Though the Ministry of Justice (MoJ) is proposing another round of significant fee increases, it has recognised that personal injury claimants do not fit into the category of 'large multi-national companies and wealthy individuals' it believes can afford the higher costs.

Following the introduction of new fees in March this year, the cost of starting a case was 5 per cent of the value of the claim. The value was capped at £200,000, making the maximum fee payable £10,000. One of the latest proposals is to remove this cap entirely.

'A personal injury claimant bringing a claim for more than £200,000 will almost inevitably have suffered a life-changing injury and a loss of income and, even with remission of fees, any further increase in court fees is likely to have a severe impact on their access to justice,' said FOIL in its response to the MoJ's consultation on raising fees.

FOIL added that increased fees in PI claims could backfire on the government as the cost burden in successful cases often falls on the defendant, which will include central government, local government, and insurers.

The representative voice of the defendant insurance lawyer community restated its opposition to raising fees, echoing widespread concerns about the impact on access to justice; the disproportionate effect on small businesses; delays and poor service in courts; and the potential of undermining London as an international legal centre.

Highlighting the government's own promotional material, which states that the legal services sector contributed £20.9bn to the UK economy in 2011 alone, the forum remarked: 'FOIL is concerned that the very significant financial advantages which accrue to this country, both direct and indirect, as a result of its popularity as a jurisdiction of choice, are in danger of being damaged.'

Bargaining positions

FOIL is the latest lawyers' group to come out in opposition to government plans for the court system. Last week the Bar Council warned that higher fees will cause a greater imbalance where one party is wealthier than the other.

The Bar Council argued that the richer party in proceedings will have a stronger bargaining position in any settlement negotiations, or could simply refuse to settle the case, knowing the weaker party would be unable afford to take the case to court because of the higher fees.

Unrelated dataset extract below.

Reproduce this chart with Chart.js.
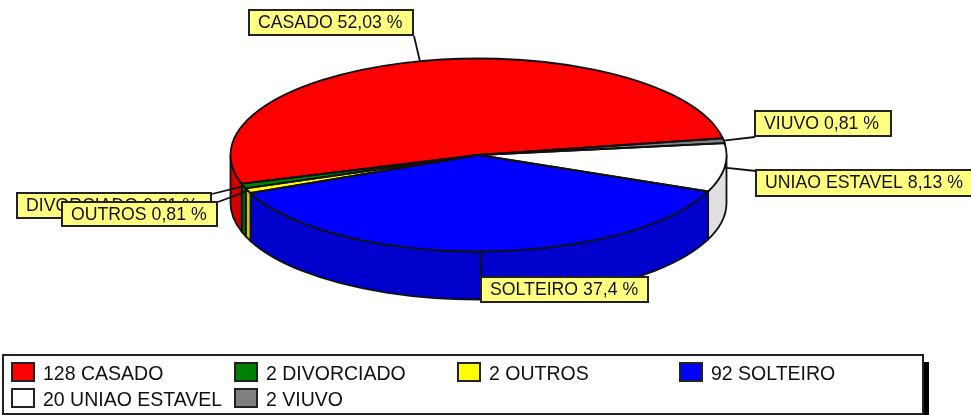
<!DOCTYPE html>
<html>
<head>
<meta charset="utf-8">
<title>Estado civil</title>
<script src="https://cdn.jsdelivr.net/npm/chart.js@4"></script>
<style>
    html, body { margin: 0; padding: 0; background: #fff; }
    canvas { display: block; }
</style>
</head>
<body>
<canvas id="pizzaChart" width="971" height="415"></canvas>
<script>
// Dados, na ordem da legenda
const categorias = ['CASADO', 'DIVORCIADO', 'OUTROS', 'SOLTEIRO', 'UNIAO ESTAVEL', 'VIUVO'];
const valores = [128, 2, 2, 92, 20, 2];
const percentuais = ['52,03', '0,81', '0,81', '37,4', '8,13', '0,81'];

const cores = ['#ff0000', '#008000', '#ffff00', '#0000ff', '#ffffff', '#808080'];
const coresLateral = ['#d00000', '#006400', '#cccc00', '#0000cc', '#e0e0e0', '#666666'];

// Caixas dos rotulos [x, y, largura, altura]
const caixasRotulo = [[249, 10, 164, 25], [17, 193, 194, 25], [62, 202, 155, 24], [481, 277, 167, 25], [756, 170, 216, 26], [755, 111, 136, 25]];
// Ponto onde a linha do rotulo encontra a caixa
const pontasLinha = [[414, 36], [212, 194], [218, 202], [481, 277], [756, 171], [755, 137]];
// Posicao da legenda [x do quadrado, y do quadrado]
const posLegenda = [[12, 363], [235, 363], [458, 363], [680, 363], [12, 389], [235, 389]];

const ACHATAMENTO = 96.5 / 248;
const ALTURA = 48;
const FONTE_ROTULO = '17.7px "Liberation Sans"';
const FONTE_LEGENDA = '19.5px "Liberation Sans"';
const LINHA = 1.8;

// Indice na ordem da legenda (o pie do Chart.js gira no sentido horario, aqui e o contrario)
function indiceOriginal(i) {
    return categorias.length - 1 - i;
}

// Lateral do pie e achatamento do circulo
const pizza3d = {
    id: 'pizza3d',
    beforeDatasetsDraw(chart) {
        const ctx = chart.ctx;
        const arcos = chart.getDatasetMeta(0).data;
        const cx = arcos[0].x, cy = arcos[0].y, r = arcos[0].outerRadius;
        const ry = r * ACHATAMENTO;

        ctx.save();
        arcos.forEach((arco, i) => {
            // so a parte da frente aparece, de 0 a 180 graus na tela
            [0, Math.PI * 2, -Math.PI * 2].forEach(volta => {
                const ini = Math.max(arco.startAngle + volta, 0);
                const fim = Math.min(arco.endAngle + volta, Math.PI);
                if (fim <= ini) return;
                ctx.beginPath();
                ctx.ellipse(cx, cy, r, ry, 0, ini, fim);
                ctx.ellipse(cx, cy + ALTURA, r, ry, 0, fim, ini, true);
                ctx.closePath();
                ctx.fillStyle = coresLateral[indiceOriginal(i)];
                ctx.fill();
                ctx.strokeStyle = '#111';
                ctx.lineWidth = LINHA;
                ctx.stroke();
            });
        });
        ctx.restore();

        ctx.save();
        ctx.translate(0, cy);
        ctx.scale(1, ACHATAMENTO);
        ctx.translate(0, -cy);
    },
    afterDatasetsDraw(chart) {
        const ctx = chart.ctx;
        ctx.restore();

        const arcos = chart.getDatasetMeta(0).data;
        const cx = arcos[0].x, cy = arcos[0].y, r = arcos[0].outerRadius;
        const ry = r * ACHATAMENTO;

        ctx.save();
        ctx.strokeStyle = '#111';
        ctx.lineWidth = LINHA;
        arcos.forEach(arco => {
            ctx.beginPath();
            ctx.moveTo(cx, cy);
            ctx.ellipse(cx, cy, r, ry, 0, arco.startAngle, arco.endAngle);
            ctx.closePath();
            ctx.stroke();
        });
        ctx.restore();
    }
};

// Linhas e caixas amarelas + legenda de baixo
const rotulos = {
    id: 'rotulos',
    afterDraw(chart) {
        const ctx = chart.ctx;
        const arcos = chart.getDatasetMeta(0).data;
        const cx = arcos[0].x, cy = arcos[0].y, r = arcos[0].outerRadius;
        const ry = r * ACHATAMENTO;

        ctx.save();
        ctx.textBaseline = 'alphabetic';

        arcos.forEach((arco, i) => {
            const k = indiceOriginal(i);
            const meio = (arco.startAngle + arco.endAngle) / 2;
            ctx.beginPath();
            ctx.moveTo(cx + r * Math.cos(meio), cy + ry * Math.sin(meio));
            ctx.lineTo(pontasLinha[k][0], pontasLinha[k][1]);
            ctx.strokeStyle = '#111';
            ctx.lineWidth = LINHA;
            ctx.stroke();
        });

        ctx.font = FONTE_ROTULO;
        categorias.forEach((nome, k) => {
            const [x, y, w, h] = caixasRotulo[k];
            ctx.fillStyle = '#ffff80';
            ctx.fillRect(x, y, w, h);
            ctx.strokeStyle = '#222';
            ctx.lineWidth = 2;
            ctx.strokeRect(x, y, w, h);
            ctx.fillStyle = '#111';
            ctx.fillText(nome + ' ' + percentuais[k] + ' %', x + 9, y + 18);
        });

        // sombra e caixa da legenda
        ctx.fillStyle = '#000';
        ctx.fillRect(923, 362, 6, 53);
        ctx.fillStyle = '#fff';
        ctx.fillRect(3, 355, 920, 59);
        ctx.strokeStyle = '#222';
        ctx.lineWidth = 2;
        ctx.strokeRect(3, 355, 920, 59);

        ctx.font = FONTE_LEGENDA;
        categorias.forEach((nome, k) => {
            const [x, y] = posLegenda[k];
            ctx.fillStyle = cores[k];
            ctx.fillRect(x, y, 22, 18);
            ctx.strokeStyle = '#222';
            ctx.lineWidth = 2;
            ctx.strokeRect(x, y, 22, 18);
            ctx.fillStyle = '#111';
            ctx.fillText(valores[k] + ' ' + nome, x + 31, y + 16.5);
        });
        ctx.restore();
    }
};

const ctx = document.getElementById('pizzaChart').getContext('2d');
const pizzaChart = new Chart(ctx, {
    type: 'pie',
    data: {
        labels: categorias.slice().reverse(),
        datasets: [{
            data: valores.slice().reverse(),
            backgroundColor: cores.slice().reverse(),
            borderWidth: 0,
            clip: false
        }]
    },
    options: {
        responsive: false,
        animation: false,
        radius: 248,
        rotation: 80,
        layout: { padding: { left: 0, right: 14, top: 0, bottom: 105 } },
        plugins: {
            legend: { display: false },
            tooltip: { enabled: false }
        }
    },
    plugins: [pizza3d, rotulos]
});
</script>
</body>
</html>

Alistair MacDonald QC, the chairman of the Bar, said: 'It goes against every principle of justice that one party should have an unfair advantage over the other in a court case.'

The Chartered Institute of Legal Executives (CILEx) has already warned that the proposals to close 91 courts and tribunals and merge or integrate 31 more, combined with a further rise in court fees, would cause irreparable damage to the justice system, leaving small businesses, landlords, and bereaved families unable to settle disputes.

Meanwhile, the Law Society has said it would be wrong for the courts to make a profit for the government, and that people on low incomes would be stopped from bringing legitimate cases due to the fees regime.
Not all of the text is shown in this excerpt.